PROVIDED RECORDS ->

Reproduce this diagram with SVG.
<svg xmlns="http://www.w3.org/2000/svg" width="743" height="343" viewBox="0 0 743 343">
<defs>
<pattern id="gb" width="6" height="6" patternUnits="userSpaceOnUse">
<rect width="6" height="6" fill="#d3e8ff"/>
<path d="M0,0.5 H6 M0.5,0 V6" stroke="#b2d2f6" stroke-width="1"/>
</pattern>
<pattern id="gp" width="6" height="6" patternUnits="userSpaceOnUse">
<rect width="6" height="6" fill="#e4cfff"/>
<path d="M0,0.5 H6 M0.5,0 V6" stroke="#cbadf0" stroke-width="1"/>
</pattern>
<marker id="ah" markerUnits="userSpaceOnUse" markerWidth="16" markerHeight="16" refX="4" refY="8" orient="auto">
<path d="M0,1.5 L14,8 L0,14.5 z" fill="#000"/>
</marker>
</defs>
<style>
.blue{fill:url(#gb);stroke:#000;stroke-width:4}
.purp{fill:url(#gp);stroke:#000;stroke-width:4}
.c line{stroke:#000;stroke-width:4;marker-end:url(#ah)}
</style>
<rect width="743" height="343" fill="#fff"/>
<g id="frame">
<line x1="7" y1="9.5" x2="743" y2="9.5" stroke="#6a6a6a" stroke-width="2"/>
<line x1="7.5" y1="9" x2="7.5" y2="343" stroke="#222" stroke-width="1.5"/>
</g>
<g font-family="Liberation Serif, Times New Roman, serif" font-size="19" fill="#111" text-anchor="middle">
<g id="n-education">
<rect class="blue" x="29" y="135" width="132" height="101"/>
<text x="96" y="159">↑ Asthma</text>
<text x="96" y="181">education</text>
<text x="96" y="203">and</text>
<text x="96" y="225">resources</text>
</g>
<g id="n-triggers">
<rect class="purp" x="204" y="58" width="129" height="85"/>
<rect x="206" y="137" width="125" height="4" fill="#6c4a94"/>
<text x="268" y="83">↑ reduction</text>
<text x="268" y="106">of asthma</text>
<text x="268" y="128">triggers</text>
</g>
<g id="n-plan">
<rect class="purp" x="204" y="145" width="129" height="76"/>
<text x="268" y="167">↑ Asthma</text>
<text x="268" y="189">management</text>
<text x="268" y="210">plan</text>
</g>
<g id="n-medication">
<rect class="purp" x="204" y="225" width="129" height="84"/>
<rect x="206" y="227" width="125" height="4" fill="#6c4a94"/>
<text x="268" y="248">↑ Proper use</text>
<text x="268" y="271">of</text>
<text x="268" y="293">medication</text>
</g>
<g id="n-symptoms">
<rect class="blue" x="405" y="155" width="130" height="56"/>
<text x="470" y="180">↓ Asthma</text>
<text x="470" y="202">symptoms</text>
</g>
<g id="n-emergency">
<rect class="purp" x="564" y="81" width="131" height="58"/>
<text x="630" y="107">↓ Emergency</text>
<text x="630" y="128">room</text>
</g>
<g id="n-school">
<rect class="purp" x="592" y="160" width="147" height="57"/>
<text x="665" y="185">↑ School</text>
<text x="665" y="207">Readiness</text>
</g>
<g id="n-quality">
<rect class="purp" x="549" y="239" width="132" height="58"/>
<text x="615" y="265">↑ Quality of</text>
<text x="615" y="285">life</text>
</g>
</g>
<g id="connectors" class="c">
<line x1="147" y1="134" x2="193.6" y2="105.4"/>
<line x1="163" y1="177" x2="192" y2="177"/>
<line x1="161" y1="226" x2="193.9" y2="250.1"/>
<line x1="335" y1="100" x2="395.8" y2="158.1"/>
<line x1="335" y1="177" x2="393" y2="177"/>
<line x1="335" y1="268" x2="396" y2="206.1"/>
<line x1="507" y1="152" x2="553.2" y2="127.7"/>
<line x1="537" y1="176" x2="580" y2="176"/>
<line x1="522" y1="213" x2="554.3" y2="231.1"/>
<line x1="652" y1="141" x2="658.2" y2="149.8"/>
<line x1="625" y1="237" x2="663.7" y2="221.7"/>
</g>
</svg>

* * *

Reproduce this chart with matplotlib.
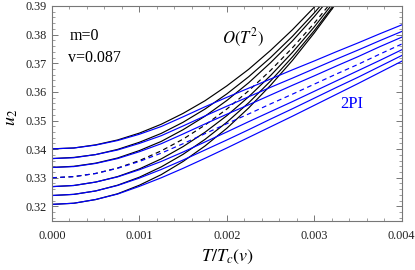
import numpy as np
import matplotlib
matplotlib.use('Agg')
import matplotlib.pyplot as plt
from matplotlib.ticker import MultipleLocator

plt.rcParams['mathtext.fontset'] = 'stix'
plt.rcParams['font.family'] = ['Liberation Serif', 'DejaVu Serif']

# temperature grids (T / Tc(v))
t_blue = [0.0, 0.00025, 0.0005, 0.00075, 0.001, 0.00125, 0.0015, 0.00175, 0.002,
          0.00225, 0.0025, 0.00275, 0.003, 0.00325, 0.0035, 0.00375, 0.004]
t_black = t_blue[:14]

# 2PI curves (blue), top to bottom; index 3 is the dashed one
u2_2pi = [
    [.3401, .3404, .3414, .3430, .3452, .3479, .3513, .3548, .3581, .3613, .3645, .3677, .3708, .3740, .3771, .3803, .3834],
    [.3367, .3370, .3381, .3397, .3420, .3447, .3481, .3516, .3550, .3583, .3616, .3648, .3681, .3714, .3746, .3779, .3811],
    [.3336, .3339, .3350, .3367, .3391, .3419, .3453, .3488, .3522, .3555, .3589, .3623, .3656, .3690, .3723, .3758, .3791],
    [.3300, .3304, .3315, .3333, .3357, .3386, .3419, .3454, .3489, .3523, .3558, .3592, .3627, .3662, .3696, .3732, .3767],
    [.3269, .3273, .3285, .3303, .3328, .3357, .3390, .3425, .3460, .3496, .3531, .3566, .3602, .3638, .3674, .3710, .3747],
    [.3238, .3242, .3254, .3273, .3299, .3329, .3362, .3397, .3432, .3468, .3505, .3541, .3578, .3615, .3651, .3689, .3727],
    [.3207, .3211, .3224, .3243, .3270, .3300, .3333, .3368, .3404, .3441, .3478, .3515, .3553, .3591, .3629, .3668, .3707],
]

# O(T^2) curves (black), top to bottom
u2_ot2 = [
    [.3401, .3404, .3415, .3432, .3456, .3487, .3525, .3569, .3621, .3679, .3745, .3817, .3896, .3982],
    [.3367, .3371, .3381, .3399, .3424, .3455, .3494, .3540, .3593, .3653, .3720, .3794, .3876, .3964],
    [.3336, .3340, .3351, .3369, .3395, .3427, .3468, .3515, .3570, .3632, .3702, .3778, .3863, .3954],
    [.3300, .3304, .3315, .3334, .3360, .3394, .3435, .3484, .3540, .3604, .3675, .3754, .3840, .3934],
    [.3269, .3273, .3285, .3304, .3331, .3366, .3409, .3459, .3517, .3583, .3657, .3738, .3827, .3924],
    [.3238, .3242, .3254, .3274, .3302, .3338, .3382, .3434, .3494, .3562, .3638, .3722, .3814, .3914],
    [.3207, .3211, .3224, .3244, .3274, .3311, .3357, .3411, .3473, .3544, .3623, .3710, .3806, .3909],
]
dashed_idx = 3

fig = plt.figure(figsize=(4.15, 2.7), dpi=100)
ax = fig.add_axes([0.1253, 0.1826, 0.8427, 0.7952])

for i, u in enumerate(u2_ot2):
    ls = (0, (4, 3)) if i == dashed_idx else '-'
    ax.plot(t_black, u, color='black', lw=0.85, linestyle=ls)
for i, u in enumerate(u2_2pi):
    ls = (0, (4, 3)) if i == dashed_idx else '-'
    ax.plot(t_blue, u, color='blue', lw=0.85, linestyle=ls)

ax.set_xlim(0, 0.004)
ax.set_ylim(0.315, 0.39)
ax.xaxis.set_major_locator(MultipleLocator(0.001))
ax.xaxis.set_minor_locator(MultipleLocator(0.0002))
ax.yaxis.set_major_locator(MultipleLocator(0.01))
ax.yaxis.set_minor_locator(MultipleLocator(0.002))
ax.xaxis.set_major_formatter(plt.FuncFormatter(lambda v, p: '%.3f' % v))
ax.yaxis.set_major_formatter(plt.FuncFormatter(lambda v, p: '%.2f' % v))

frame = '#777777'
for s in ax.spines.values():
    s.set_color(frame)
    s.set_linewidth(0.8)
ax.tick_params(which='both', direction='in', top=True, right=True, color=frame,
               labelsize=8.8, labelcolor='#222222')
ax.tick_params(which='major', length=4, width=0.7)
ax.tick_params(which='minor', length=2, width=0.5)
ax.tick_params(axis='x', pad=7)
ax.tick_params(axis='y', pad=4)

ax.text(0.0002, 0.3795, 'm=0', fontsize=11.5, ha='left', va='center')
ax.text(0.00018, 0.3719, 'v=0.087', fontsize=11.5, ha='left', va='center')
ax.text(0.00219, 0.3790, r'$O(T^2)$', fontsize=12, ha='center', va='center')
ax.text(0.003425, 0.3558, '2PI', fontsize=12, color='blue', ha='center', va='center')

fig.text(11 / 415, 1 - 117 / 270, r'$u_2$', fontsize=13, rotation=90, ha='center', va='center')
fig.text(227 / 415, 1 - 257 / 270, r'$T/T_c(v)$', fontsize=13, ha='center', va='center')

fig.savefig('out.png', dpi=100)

EXERCISE INSTRUCTIONS -> Your task is to transcribe exactly the lines starting at the line that contains "Reproduce this chart with matplotlib." and ending at the line that contains "plt.rcParams['font.family'] = ['Liberation", both included. Leave out the pictures.

WRITTEN RESPONSE ->
Reproduce this chart with matplotlib.
import numpy as np
import matplotlib
matplotlib.use('Agg')
import matplotlib.pyplot as plt
from matplotlib.ticker import MultipleLocator

plt.rcParams['mathtext.fontset'] = 'stix'
plt.rcParams['font.family'] = ['Liberation Serif', 'DejaVu Serif']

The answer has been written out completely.